Nous sommes seules. Ils peuvent dire ce qu'ils veulent, nous les femmes, nous sommes toujours seules.
Sofia à Cleo
Roma est une histoire de femmes résilientes, qui apprennent à improviser, à surmonter la sidération et à réagir face à l'adversité et aux changements. "Il montre comment les femmes sont un moteur, une force extraordinaire pour maintenir l’union de la famille, pour reconstruire ce qui pourrait être détruit par tel ou tel accident de la vie. D’une certaine manière, c’est un film féministe," dit l'actrice Marina De Tavira à nos confrères d'Allociné.

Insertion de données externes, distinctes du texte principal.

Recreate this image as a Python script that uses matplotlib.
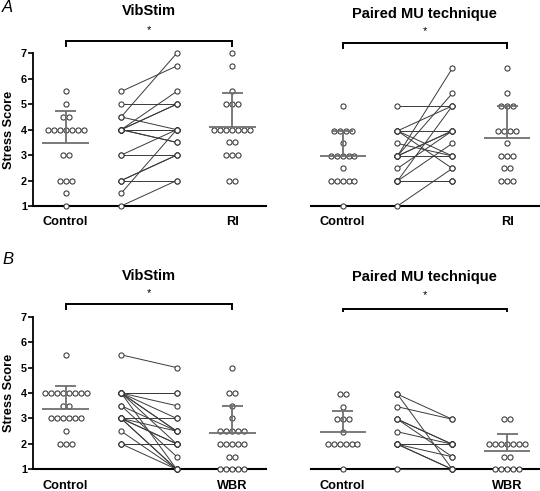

A travers les chemins de ces deux femmes, Alfono Cuarón brosse aussi le portrait de la ville de son enfance, marquée par les disparités sociales et les répressions autoritaires, comme celle de la manifestation étudiante de 1971, qui coïncide avec la fatalité qui s’abat sur Cleo.
Succès critique et public, Roma ne compte plus les distinctions. Lion d'or à la Mostra de Venise, meilleur film et meilleur réalisateur aux British Academy Awards en janvier 2019, il part aux Oscars avec dix nominations. La cérémonie se tient ce dimanche 24 février à Los Angeles.